Saying that we should do away with plan B or abortion because they enable people to engage in risky sex without having to face the natural consequences (i.e. pregnancy) is like saying that we should embed knife-like spikes into cars’ steering wheels in order to cut down on risky driving behavior (because a driver being slammed forward would be automatically impaled).** After all, things like seat belts and air bags decrease the risk of injury when getting in a wreck and thus lead to more risky driving. Even so, things like plan B and abortion (which, let me point out, are not identical) decrease the potential harm suffered by an accidental pregnancy and thus, it could be argued, lead to more risky sex.

That’s nonsense. It would be an apt analogy if anyone thought that automobile safety features had a moral component to them—that putting on a seat belt is harming another person, for example. But no one does. Plenty of people, though, believe that abortion causes harm to another person, which is why we are even having this discussion in the first place.

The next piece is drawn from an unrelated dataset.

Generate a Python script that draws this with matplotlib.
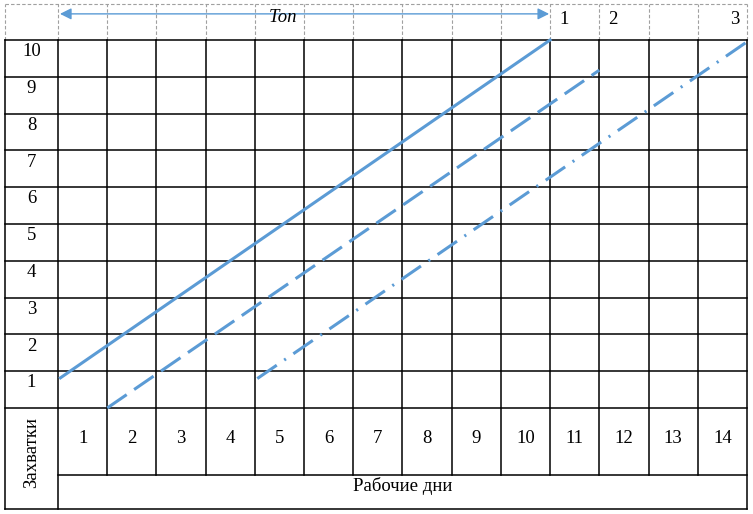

There certainly are people who are concerned that abortion enables risky sex, but that’s a flawed argument as well. The best argument against abortion is that it may be the killing of a human being. I couldn’t care less whether people engage in risky sex, but if they do it and a woman conceives, telling her that she knew the risks and is now obliged to carry the pregnancy to term is nothing at all like embedding stabbing devices onto steering wheels.

Sex, Women, and “Giving”

Libby Anne performs a smart analysis of a conservative Christian infographic titled “Why Wives Need to Give Their Husbands More Sex”. The whole concept stinks of the now-disproven-but-still-won’t-die denialism of the female sex drive and the only slightly less sexist belief that men are somehow helpless to control their own libido.

One little bit I think Libby Anne missed: the bar graph labeled “A Neglected Sex Life Spells Trouble” tries to create an impression of correlation between sex-deprivation and other kinds of marital trouble by simply putting them next to each other on a chart. Sadly, I know there are people who fall for that sort of thing.

The Merger

Libby Anne of Love, Joy, Feminism gives us a short history of the evangelical takeover of the Republican Party (and vice versa):

It was during the Cold War that evangelicalism became welded to the free market, capitalism, and private enterprise… Many Southern evangelicals had supported the New Deal and had even at times been socialists, but… during the 1950s all this changed and evangelicalism and capitalism became forged in a way they never had been before.

Libby Anne’s memories of growing up both evangelical and politically conservative mirror my own to a very slightly more extreme degree:

Of course we were Republicans! What true Christian could be otherwise? The Republican party stood for good Christian values and Biblical policies while the Democrats stood for everything anti-Christian, from socialism to gay marriage to abortion.

Worth considering to anyone concerned more about the Kingdom than about politics.